** start of DATA SEGMENT **

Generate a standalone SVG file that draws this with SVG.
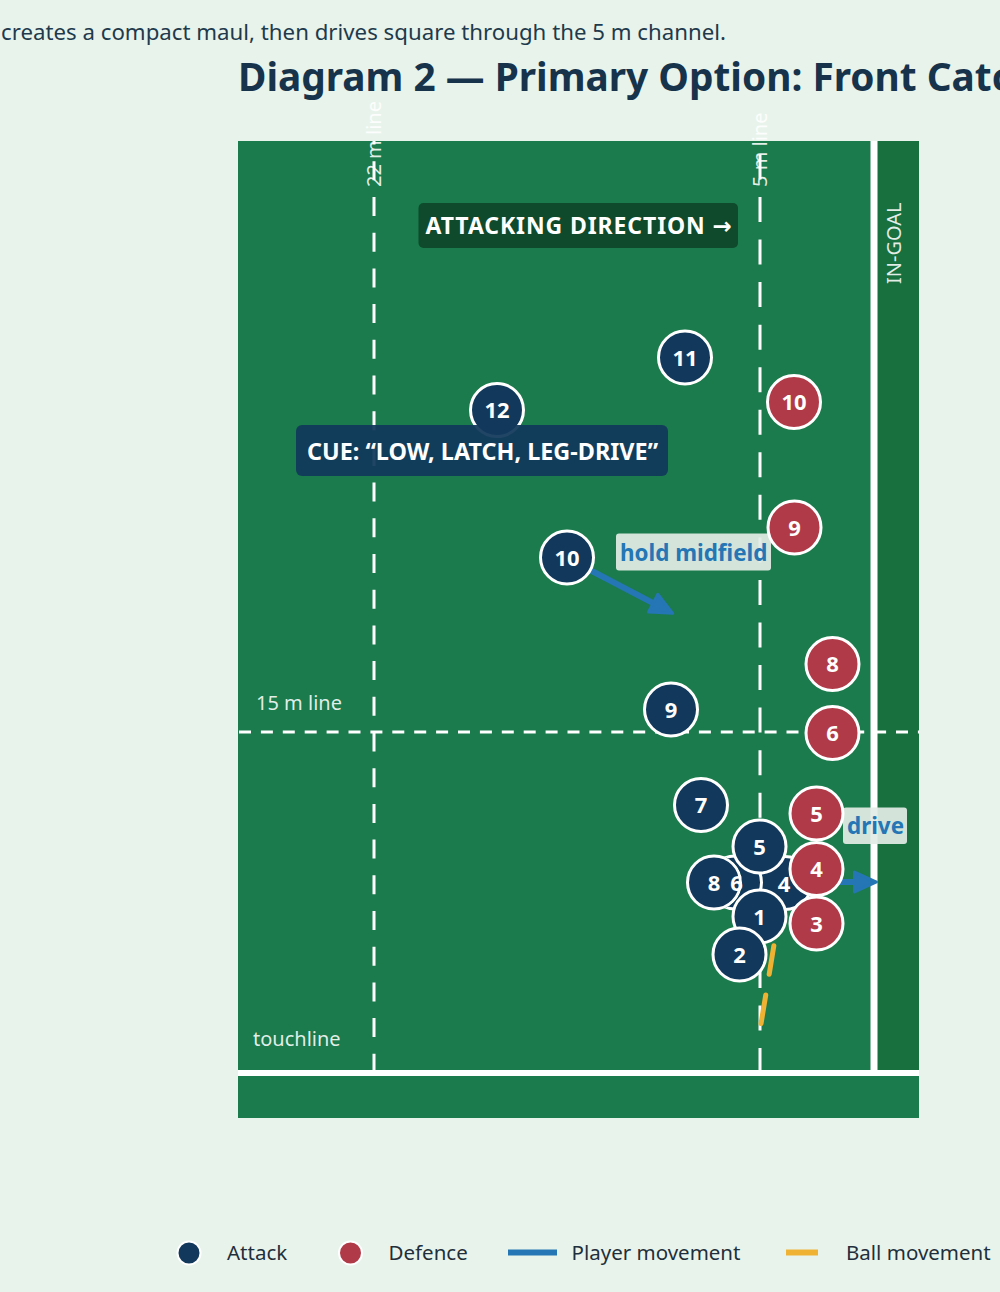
<svg xmlns="http://www.w3.org/2000/svg" width="1000" height="1292" viewBox="0 0 1000 1292">
<defs>
<style>
.t{font-family:"Noto Sans","Open Sans","DejaVu Sans",sans-serif}
.b{font-weight:700}
.att circle{fill:#12395b;stroke:#fff;stroke-width:3}
.def circle{fill:#b03a48;stroke:#fff;stroke-width:3}
.node text{font-family:"Noto Sans","Open Sans","DejaVu Sans",sans-serif;font-weight:700;font-size:22px;fill:#fff;text-anchor:middle}
.flab{font-family:"Noto Sans","Open Sans","DejaVu Sans",sans-serif;font-size:20px;fill:#fff;fill-opacity:0.88}
.vline{stroke:#fff;stroke-width:3;fill:none}
.move{stroke:#2476b5;stroke-width:6;fill:none;marker-end:url(#ah)}
.ball{stroke:#f0b232;stroke-width:5;fill:none;stroke-linecap:round}
.clab{font-family:"Noto Sans","Open Sans","DejaVu Sans",sans-serif;font-weight:700;font-size:22.4px;fill:#2476b5}
.cbox{fill:#e2ece6;fill-opacity:0.93}
.leg{font-family:"Noto Sans","Open Sans","DejaVu Sans",sans-serif;font-size:20.5px;fill:#1f2f3b}
</style>
<marker id="ah" markerUnits="userSpaceOnUse" markerWidth="26" markerHeight="24" viewBox="-2 -2 26 24" refX="14" refY="10" orient="auto">
<path d="M0,0 L22,10 L0,20 Z" fill="#2476b5" stroke="#2476b5" stroke-width="3" stroke-linejoin="round"/>
</marker>
<clipPath id="under8">
<path clip-rule="evenodd" d="M700,848 H770 V918 H700 Z M686,882.5 a28,28 0 1,0 56,0 a28,28 0 1,0 -56,0 Z"/>
</clipPath>
</defs>

<rect x="0" y="0" width="1000" height="1292" fill="#e8f4eb"/>

<text class="t" x="1" y="40" font-size="22" fill="#1f3a4c" textLength="725" lengthAdjust="spacingAndGlyphs">creates a compact maul, then drives square through the 5 m channel.</text>
<text class="t b" x="238" y="91" font-size="38.8" fill="#17334b">Diagram 2 — Primary Option: Front Catch</text>

<g id="field">
<rect x="238" y="141" width="681" height="977" fill="#1b7b4c"/>
<rect x="877" y="141" width="42" height="929" fill="#18703f"/>
<line x1="238" y1="1073" x2="919" y2="1073" stroke="#fff" stroke-width="6"/>
<line x1="874" y1="141" x2="874" y2="1076" stroke="#fff" stroke-width="7"/>
<line class="vline" x1="374" y1="141" x2="374" y2="1070" stroke-dasharray="19 16.7" stroke-dashoffset="15.4"/>
<line class="vline" x1="760" y1="141" x2="760" y2="1070" stroke-dasharray="25 17.55" stroke-dashoffset="29.1"/>
<line class="vline" x1="239" y1="732" x2="919" y2="732" stroke-dasharray="12 9.9"/>
<text class="flab" transform="translate(381,187) rotate(-90)" font-size="18.6">22 m line</text>
<text class="flab" transform="translate(767,187) rotate(-90)" font-size="19">5 m line</text>
<text class="flab" transform="translate(901,284) rotate(-90)" font-size="22.5">IN-GOAL</text>
<text class="flab" x="256" y="710">15 m line</text>
<text class="flab" x="253" y="1046">touchline</text>
</g>

<g id="attacking-direction">
<rect x="418.5" y="203" width="319.5" height="45" rx="5" fill="#0e4a2b"/>
<text class="t b" x="425.5" y="234" font-size="23" fill="#fff" letter-spacing="0.9">ATTACKING DIRECTION →</text>
</g>

<g id="connectors">
<line class="ball" x1="784" y1="884" x2="760" y2="1030" stroke-dasharray="29 21" stroke-dashoffset="37.5"/>
<line class="move" x1="567" y1="558" x2="665.6" y2="609.6"/>
<line class="move" x1="785" y1="882" x2="868.5" y2="882"/>
<g id="label-hold">
<rect class="cbox" x="616" y="533.5" width="155" height="37" rx="3"/>
<text class="clab" x="620" y="561">hold midfield</text>
</g>
<g id="label-drive">
<rect class="cbox" x="843" y="807.5" width="64" height="36.5" rx="3"/>
<text class="clab" x="847" y="834">drive</text>
</g>
</g>

<g id="nodes">
<g id="a11" class="node att"><circle cx="685" cy="357.5" r="26.5"/><text x="685" y="365.5">11</text></g>
<g id="a12" class="node att"><circle cx="497" cy="410" r="26.5"/><text x="497" y="418">12</text></g>
<g id="a10" class="node att"><circle cx="567" cy="557.5" r="26.5"/><text x="567" y="565.5">10</text></g>
<g id="a9" class="node att"><circle cx="671" cy="709.5" r="26.5"/><text x="671" y="717.5">9</text></g>
<g id="a7" class="node att"><circle cx="701" cy="805" r="26.5"/><text x="701" y="813">7</text></g>
<g id="a4" class="node att"><circle cx="785" cy="883" r="26.5"/><text x="784" y="892">4</text></g>
<g id="a8" class="node att"><circle cx="714" cy="882.5" r="26.5"/><text x="714" y="890.5">8</text></g>
<g id="a6" class="node att"><circle cx="735" cy="882.5" r="26.5" clip-path="url(#under8)"/><text x="736.5" y="890.5">6</text></g>
<g id="a5" class="node att"><circle cx="759.5" cy="846.5" r="26.5"/><text x="759.5" y="854.5">5</text></g>
<g id="a1" class="node att"><circle cx="759.5" cy="916.5" r="26.5"/><text x="759.5" y="924.5">1</text></g>
<g id="a2" class="node att"><circle cx="739.5" cy="954.5" r="26.5"/><text x="739.5" y="962.5">2</text></g>
<g id="d10" class="node def"><circle cx="794" cy="402" r="26.5"/><text x="794" y="410">10</text></g>
<g id="d9" class="node def"><circle cx="794.5" cy="527.5" r="26.5"/><text x="794.5" y="535.5">9</text></g>
<g id="d8" class="node def"><circle cx="832.5" cy="664" r="26.5"/><text x="832.5" y="672">8</text></g>
<g id="d6" class="node def"><circle cx="832.5" cy="733" r="26.5"/><text x="832.5" y="741">6</text></g>
<g id="d5" class="node def"><circle cx="816.5" cy="813.5" r="26.5"/><text x="816.5" y="821.5">5</text></g>
<g id="d4" class="node def"><circle cx="816.5" cy="869" r="26.5"/><text x="816.5" y="877">4</text></g>
<g id="d3" class="node def"><circle cx="816.5" cy="923.5" r="26.5"/><text x="816.5" y="931.5">3</text></g>
</g>

<g id="cue">
<rect x="296" y="425" width="372" height="51" rx="6" fill="#12395b" fill-opacity="0.94"/>
<text class="t b" x="482.5" y="460" font-size="23.4" fill="#fff" text-anchor="middle">CUE: “LOW, LATCH, LEG-DRIVE”</text>
</g>

<g id="legend">
<circle cx="189" cy="1253" r="11.5" fill="#12395b" stroke="#fff" stroke-width="2"/>
<text class="leg" x="227" y="1259.5">Attack</text>
<circle cx="350.5" cy="1253" r="11.5" fill="#b03a48" stroke="#fff" stroke-width="2"/>
<text class="leg" x="388.5" y="1259.5">Defence</text>
<line x1="508" y1="1252.5" x2="557" y2="1252.5" stroke="#2476b5" stroke-width="6"/>
<text class="leg" x="571.5" y="1259.5">Player movement</text>
<line x1="786" y1="1252.5" x2="818" y2="1252.5" stroke="#f0b232" stroke-width="6"/>
<text class="leg" x="846" y="1259.5">Ball movement</text>
</g>
</svg>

** end of DATA SEGMENT **

### THE EXERCISE:
Return each line of the data, keeping its wording exact and omitting pictures.

### WRITTEN ANSWER:
Generate a standalone SVG file that draws this with SVG.
<svg xmlns="http://www.w3.org/2000/svg" width="1000" height="1292" viewBox="0 0 1000 1292">
<defs>
<style>
.t{font-family:"Noto Sans","Open Sans","DejaVu Sans",sans-serif}
.b{font-weight:700}
.att circle{fill:#12395b;stroke:#fff;stroke-width:3}
.def circle{fill:#b03a48;stroke:#fff;stroke-width:3}
.node text{font-family:"Noto Sans","Open Sans","DejaVu Sans",sans-serif;font-weight:700;font-size:22px;fill:#fff;text-anchor:middle}
.flab{font-family:"Noto Sans","Open Sans","DejaVu Sans",sans-serif;font-size:20px;fill:#fff;fill-opacity:0.88}
.vline{stroke:#fff;stroke-width:3;fill:none}
.move{stroke:#2476b5;stroke-width:6;fill:none;marker-end:url(#ah)}
.ball{stroke:#f0b232;stroke-width:5;fill:none;stroke-linecap:round}
.clab{font-family:"Noto Sans","Open Sans","DejaVu Sans",sans-serif;font-weight:700;font-size:22.4px;fill:#2476b5}
.cbox{fill:#e2ece6;fill-opacity:0.93}
.leg{font-family:"Noto Sans","Open Sans","DejaVu Sans",sans-serif;font-size:20.5px;fill:#1f2f3b}
</style>
<marker id="ah" markerUnits="userSpaceOnUse" markerWidth="26" markerHeight="24" viewBox="-2 -2 26 24" refX="14" refY="10" orient="auto">
<path d="M0,0 L22,10 L0,20 Z" fill="#2476b5" stroke="#2476b5" stroke-width="3" stroke-linejoin="round"/>
</marker>
<clipPath id="under8">
<path clip-rule="evenodd" d="M700,848 H770 V918 H700 Z M686,882.5 a28,28 0 1,0 56,0 a28,28 0 1,0 -56,0 Z"/>
</clipPath>
</defs>

<rect x="0" y="0" width="1000" height="1292" fill="#e8f4eb"/>

<text class="t" x="1" y="40" font-size="22" fill="#1f3a4c" textLength="725" lengthAdjust="spacingAndGlyphs">creates a compact maul, then drives square through the 5 m channel.</text>
<text class="t b" x="238" y="91" font-size="38.8" fill="#17334b">Diagram 2 — Primary Option: Front Catch</text>

<g id="field">
<rect x="238" y="141" width="681" height="977" fill="#1b7b4c"/>
<rect x="877" y="141" width="42" height="929" fill="#18703f"/>
<line x1="238" y1="1073" x2="919" y2="1073" stroke="#fff" stroke-width="6"/>
<line x1="874" y1="141" x2="874" y2="1076" stroke="#fff" stroke-width="7"/>
<line class="vline" x1="374" y1="141" x2="374" y2="1070" stroke-dasharray="19 16.7" stroke-dashoffset="15.4"/>
<line class="vline" x1="760" y1="141" x2="760" y2="1070" stroke-dasharray="25 17.55" stroke-dashoffset="29.1"/>
<line class="vline" x1="239" y1="732" x2="919" y2="732" stroke-dasharray="12 9.9"/>
<text class="flab" transform="translate(381,187) rotate(-90)" font-size="18.6">22 m line</text>
<text class="flab" transform="translate(767,187) rotate(-90)" font-size="19">5 m line</text>
<text class="flab" transform="translate(901,284) rotate(-90)" font-size="22.5">IN-GOAL</text>
<text class="flab" x="256" y="710">15 m line</text>
<text class="flab" x="253" y="1046">touchline</text>
</g>

<g id="attacking-direction">
<rect x="418.5" y="203" width="319.5" height="45" rx="5" fill="#0e4a2b"/>
<text class="t b" x="425.5" y="234" font-size="23" fill="#fff" letter-spacing="0.9">ATTACKING DIRECTION →</text>
</g>

<g id="connectors">
<line class="ball" x1="784" y1="884" x2="760" y2="1030" stroke-dasharray="29 21" stroke-dashoffset="37.5"/>
<line class="move" x1="567" y1="558" x2="665.6" y2="609.6"/>
<line class="move" x1="785" y1="882" x2="868.5" y2="882"/>
<g id="label-hold">
<rect class="cbox" x="616" y="533.5" width="155" height="37" rx="3"/>
<text class="clab" x="620" y="561">hold midfield</text>
</g>
<g id="label-drive">
<rect class="cbox" x="843" y="807.5" width="64" height="36.5" rx="3"/>
<text class="clab" x="847" y="834">drive</text>
</g>
</g>

<g id="nodes">
<g id="a11" class="node att"><circle cx="685" cy="357.5" r="26.5"/><text x="685" y="365.5">11</text></g>
<g id="a12" class="node att"><circle cx="497" cy="410" r="26.5"/><text x="497" y="418">12</text></g>
<g id="a10" class="node att"><circle cx="567" cy="557.5" r="26.5"/><text x="567" y="565.5">10</text></g>
<g id="a9" class="node att"><circle cx="671" cy="709.5" r="26.5"/><text x="671" y="717.5">9</text></g>
<g id="a7" class="node att"><circle cx="701" cy="805" r="26.5"/><text x="701" y="813">7</text></g>
<g id="a4" class="node att"><circle cx="785" cy="883" r="26.5"/><text x="784" y="892">4</text></g>
<g id="a8" class="node att"><circle cx="714" cy="882.5" r="26.5"/><text x="714" y="890.5">8</text></g>
<g id="a6" class="node att"><circle cx="735" cy="882.5" r="26.5" clip-path="url(#under8)"/><text x="736.5" y="890.5">6</text></g>
<g id="a5" class="node att"><circle cx="759.5" cy="846.5" r="26.5"/><text x="759.5" y="854.5">5</text></g>
<g id="a1" class="node att"><circle cx="759.5" cy="916.5" r="26.5"/><text x="759.5" y="924.5">1</text></g>
<g id="a2" class="node att"><circle cx="739.5" cy="954.5" r="26.5"/><text x="739.5" y="962.5">2</text></g>
<g id="d10" class="node def"><circle cx="794" cy="402" r="26.5"/><text x="794" y="410">10</text></g>
<g id="d9" class="node def"><circle cx="794.5" cy="527.5" r="26.5"/><text x="794.5" y="535.5">9</text></g>
<g id="d8" class="node def"><circle cx="832.5" cy="664" r="26.5"/><text x="832.5" y="672">8</text></g>
<g id="d6" class="node def"><circle cx="832.5" cy="733" r="26.5"/><text x="832.5" y="741">6</text></g>
<g id="d5" class="node def"><circle cx="816.5" cy="813.5" r="26.5"/><text x="816.5" y="821.5">5</text></g>
<g id="d4" class="node def"><circle cx="816.5" cy="869" r="26.5"/><text x="816.5" y="877">4</text></g>
<g id="d3" class="node def"><circle cx="816.5" cy="923.5" r="26.5"/><text x="816.5" y="931.5">3</text></g>
</g>

<g id="cue">
<rect x="296" y="425" width="372" height="51" rx="6" fill="#12395b" fill-opacity="0.94"/>
<text class="t b" x="482.5" y="460" font-size="23.4" fill="#fff" text-anchor="middle">CUE: “LOW, LATCH, LEG-DRIVE”</text>
</g>

<g id="legend">
<circle cx="189" cy="1253" r="11.5" fill="#12395b" stroke="#fff" stroke-width="2"/>
<text class="leg" x="227" y="1259.5">Attack</text>
<circle cx="350.5" cy="1253" r="11.5" fill="#b03a48" stroke="#fff" stroke-width="2"/>
<text class="leg" x="388.5" y="1259.5">Defence</text>
<line x1="508" y1="1252.5" x2="557" y2="1252.5" stroke="#2476b5" stroke-width="6"/>
<text class="leg" x="571.5" y="1259.5">Player movement</text>
<line x1="786" y1="1252.5" x2="818" y2="1252.5" stroke="#f0b232" stroke-width="6"/>
<text class="leg" x="846" y="1259.5">Ball movement</text>
</g>
</svg>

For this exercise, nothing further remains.